Your task: Working from the top of the listing below, retype each line through the line containing "20, 21, 24, 22, 0]", both included, with no pictures.
--- Start of Data section ---
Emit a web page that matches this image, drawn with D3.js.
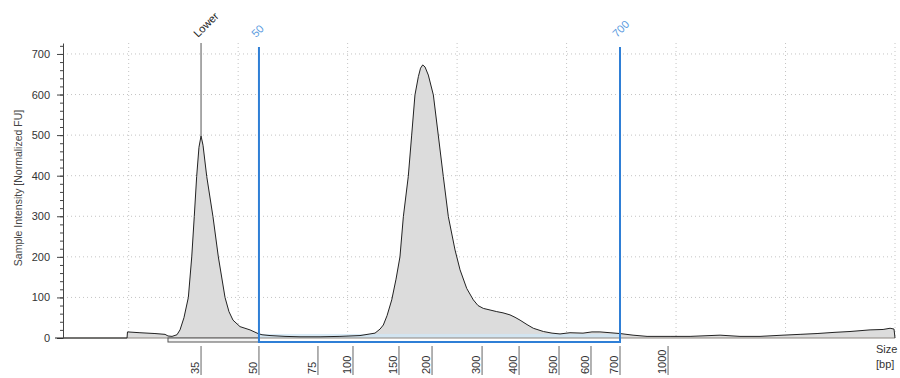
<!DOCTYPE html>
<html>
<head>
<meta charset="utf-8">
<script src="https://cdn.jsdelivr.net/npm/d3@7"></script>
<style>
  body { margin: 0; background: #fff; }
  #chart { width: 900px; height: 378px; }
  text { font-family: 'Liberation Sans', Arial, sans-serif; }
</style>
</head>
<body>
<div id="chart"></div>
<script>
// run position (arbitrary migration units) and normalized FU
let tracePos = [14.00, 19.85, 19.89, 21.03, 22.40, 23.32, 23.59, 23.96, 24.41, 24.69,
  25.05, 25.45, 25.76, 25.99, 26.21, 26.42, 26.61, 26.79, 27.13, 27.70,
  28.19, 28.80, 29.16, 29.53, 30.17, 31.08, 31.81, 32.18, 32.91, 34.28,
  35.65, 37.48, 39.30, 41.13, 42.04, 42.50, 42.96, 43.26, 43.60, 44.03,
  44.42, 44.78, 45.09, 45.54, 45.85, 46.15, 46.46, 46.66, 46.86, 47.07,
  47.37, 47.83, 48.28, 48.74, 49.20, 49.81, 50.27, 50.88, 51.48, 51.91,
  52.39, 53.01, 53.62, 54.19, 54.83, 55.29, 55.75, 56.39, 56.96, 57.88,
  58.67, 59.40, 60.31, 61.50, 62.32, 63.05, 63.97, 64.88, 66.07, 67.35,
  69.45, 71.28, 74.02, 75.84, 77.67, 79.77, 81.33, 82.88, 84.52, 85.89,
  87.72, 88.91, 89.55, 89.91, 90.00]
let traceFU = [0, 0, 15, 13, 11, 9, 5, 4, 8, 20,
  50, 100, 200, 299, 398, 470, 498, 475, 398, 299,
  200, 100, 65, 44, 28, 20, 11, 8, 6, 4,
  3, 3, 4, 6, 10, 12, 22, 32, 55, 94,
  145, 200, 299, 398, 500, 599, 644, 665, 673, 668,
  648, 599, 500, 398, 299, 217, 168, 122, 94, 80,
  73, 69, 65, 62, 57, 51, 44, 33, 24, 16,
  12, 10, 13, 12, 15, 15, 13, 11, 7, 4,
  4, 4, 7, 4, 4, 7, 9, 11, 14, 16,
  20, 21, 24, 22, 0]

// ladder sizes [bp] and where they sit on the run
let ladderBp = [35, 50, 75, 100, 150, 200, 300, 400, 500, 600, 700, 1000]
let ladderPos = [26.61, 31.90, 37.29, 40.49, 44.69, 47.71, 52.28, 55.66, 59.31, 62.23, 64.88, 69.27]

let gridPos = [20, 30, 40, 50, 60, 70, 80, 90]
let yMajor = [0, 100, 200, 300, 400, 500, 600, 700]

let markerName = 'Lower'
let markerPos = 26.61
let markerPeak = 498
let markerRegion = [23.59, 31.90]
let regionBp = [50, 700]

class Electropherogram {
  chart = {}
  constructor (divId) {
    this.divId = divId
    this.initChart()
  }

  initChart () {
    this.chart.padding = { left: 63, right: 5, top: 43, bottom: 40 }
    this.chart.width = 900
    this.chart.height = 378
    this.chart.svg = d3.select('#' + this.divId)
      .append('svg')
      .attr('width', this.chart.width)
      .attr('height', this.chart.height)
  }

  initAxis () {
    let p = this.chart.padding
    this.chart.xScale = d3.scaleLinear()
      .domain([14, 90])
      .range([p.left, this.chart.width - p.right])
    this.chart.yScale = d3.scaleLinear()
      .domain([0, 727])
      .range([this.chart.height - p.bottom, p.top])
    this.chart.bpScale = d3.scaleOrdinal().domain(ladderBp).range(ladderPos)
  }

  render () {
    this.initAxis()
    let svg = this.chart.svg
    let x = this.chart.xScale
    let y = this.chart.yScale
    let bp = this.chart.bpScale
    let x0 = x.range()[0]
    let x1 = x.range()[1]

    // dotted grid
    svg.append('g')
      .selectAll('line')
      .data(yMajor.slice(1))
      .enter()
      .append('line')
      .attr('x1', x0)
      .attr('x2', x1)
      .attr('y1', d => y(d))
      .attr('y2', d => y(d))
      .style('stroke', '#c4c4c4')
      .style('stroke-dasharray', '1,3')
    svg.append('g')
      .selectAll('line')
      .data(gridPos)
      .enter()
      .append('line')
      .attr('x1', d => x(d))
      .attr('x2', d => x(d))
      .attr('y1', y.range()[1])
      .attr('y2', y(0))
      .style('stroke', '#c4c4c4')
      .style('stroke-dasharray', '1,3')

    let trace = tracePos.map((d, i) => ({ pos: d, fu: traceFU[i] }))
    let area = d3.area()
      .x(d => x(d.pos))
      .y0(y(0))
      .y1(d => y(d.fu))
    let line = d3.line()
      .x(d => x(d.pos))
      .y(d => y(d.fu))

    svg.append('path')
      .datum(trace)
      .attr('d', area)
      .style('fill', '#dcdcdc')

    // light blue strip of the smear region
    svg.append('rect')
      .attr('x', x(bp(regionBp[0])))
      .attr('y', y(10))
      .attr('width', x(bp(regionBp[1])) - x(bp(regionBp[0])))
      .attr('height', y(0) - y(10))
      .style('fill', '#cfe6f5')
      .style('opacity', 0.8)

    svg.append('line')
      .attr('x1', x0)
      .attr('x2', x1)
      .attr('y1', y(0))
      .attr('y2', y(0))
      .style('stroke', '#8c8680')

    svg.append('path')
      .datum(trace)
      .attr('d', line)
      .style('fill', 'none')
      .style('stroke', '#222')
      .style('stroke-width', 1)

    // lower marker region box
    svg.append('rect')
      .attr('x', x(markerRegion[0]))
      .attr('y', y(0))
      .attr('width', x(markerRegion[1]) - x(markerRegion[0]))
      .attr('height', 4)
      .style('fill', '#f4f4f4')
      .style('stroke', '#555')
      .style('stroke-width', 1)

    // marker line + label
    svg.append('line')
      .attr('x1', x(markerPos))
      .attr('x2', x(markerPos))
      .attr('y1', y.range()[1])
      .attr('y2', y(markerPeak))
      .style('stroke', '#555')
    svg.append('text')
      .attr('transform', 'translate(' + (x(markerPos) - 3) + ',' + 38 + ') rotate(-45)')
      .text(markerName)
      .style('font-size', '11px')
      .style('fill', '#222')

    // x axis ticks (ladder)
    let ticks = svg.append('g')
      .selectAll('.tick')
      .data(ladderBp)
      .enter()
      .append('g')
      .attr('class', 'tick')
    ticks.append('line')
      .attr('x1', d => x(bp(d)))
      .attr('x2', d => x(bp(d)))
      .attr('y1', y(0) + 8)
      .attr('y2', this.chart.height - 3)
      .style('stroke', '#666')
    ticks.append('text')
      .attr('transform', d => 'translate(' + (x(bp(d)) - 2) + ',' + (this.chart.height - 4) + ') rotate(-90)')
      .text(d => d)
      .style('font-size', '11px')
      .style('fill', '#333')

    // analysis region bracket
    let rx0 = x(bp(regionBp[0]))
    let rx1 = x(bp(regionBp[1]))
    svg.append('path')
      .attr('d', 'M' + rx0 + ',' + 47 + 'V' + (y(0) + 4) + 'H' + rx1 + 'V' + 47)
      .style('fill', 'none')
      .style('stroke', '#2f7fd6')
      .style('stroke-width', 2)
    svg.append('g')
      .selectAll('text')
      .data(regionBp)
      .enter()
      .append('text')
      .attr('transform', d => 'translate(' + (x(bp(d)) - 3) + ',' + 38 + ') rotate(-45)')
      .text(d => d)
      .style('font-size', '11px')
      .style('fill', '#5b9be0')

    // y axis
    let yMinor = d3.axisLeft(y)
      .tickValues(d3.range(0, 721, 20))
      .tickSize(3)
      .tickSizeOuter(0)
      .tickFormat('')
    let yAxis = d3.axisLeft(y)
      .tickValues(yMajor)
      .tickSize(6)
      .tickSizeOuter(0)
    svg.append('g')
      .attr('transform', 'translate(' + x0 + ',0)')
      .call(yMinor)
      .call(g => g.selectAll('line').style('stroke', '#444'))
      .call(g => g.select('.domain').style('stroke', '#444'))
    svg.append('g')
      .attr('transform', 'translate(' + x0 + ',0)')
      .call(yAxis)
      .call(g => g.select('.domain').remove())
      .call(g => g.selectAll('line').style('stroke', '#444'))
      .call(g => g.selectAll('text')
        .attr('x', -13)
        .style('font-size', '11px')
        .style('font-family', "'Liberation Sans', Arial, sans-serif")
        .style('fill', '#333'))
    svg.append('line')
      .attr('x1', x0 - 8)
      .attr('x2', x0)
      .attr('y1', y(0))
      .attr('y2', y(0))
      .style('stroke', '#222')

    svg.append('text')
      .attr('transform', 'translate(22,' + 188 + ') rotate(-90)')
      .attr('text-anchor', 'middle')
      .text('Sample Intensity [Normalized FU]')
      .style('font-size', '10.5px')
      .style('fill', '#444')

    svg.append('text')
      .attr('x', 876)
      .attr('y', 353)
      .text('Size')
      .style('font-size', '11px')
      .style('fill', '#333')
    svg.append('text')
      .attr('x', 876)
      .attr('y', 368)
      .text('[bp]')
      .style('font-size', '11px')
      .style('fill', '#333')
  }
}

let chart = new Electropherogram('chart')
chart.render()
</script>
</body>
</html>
--- End of Data section ---
Full solution:
Emit a web page that matches this image, drawn with D3.js.
<!DOCTYPE html>
<html>
<head>
<meta charset="utf-8">
<script src="https://cdn.jsdelivr.net/npm/d3@7"></script>
<style>
  body { margin: 0; background: #fff; }
  #chart { width: 900px; height: 378px; }
  text { font-family: 'Liberation Sans', Arial, sans-serif; }
</style>
</head>
<body>
<div id="chart"></div>
<script>
// run position (arbitrary migration units) and normalized FU
let tracePos = [14.00, 19.85, 19.89, 21.03, 22.40, 23.32, 23.59, 23.96, 24.41, 24.69,
  25.05, 25.45, 25.76, 25.99, 26.21, 26.42, 26.61, 26.79, 27.13, 27.70,
  28.19, 28.80, 29.16, 29.53, 30.17, 31.08, 31.81, 32.18, 32.91, 34.28,
  35.65, 37.48, 39.30, 41.13, 42.04, 42.50, 42.96, 43.26, 43.60, 44.03,
  44.42, 44.78, 45.09, 45.54, 45.85, 46.15, 46.46, 46.66, 46.86, 47.07,
  47.37, 47.83, 48.28, 48.74, 49.20, 49.81, 50.27, 50.88, 51.48, 51.91,
  52.39, 53.01, 53.62, 54.19, 54.83, 55.29, 55.75, 56.39, 56.96, 57.88,
  58.67, 59.40, 60.31, 61.50, 62.32, 63.05, 63.97, 64.88, 66.07, 67.35,
  69.45, 71.28, 74.02, 75.84, 77.67, 79.77, 81.33, 82.88, 84.52, 85.89,
  87.72, 88.91, 89.55, 89.91, 90.00]
let traceFU = [0, 0, 15, 13, 11, 9, 5, 4, 8, 20,
  50, 100, 200, 299, 398, 470, 498, 475, 398, 299,
  200, 100, 65, 44, 28, 20, 11, 8, 6, 4,
  3, 3, 4, 6, 10, 12, 22, 32, 55, 94,
  145, 200, 299, 398, 500, 599, 644, 665, 673, 668,
  648, 599, 500, 398, 299, 217, 168, 122, 94, 80,
  73, 69, 65, 62, 57, 51, 44, 33, 24, 16,
  12, 10, 13, 12, 15, 15, 13, 11, 7, 4,
  4, 4, 7, 4, 4, 7, 9, 11, 14, 16,
  20, 21, 24, 22, 0]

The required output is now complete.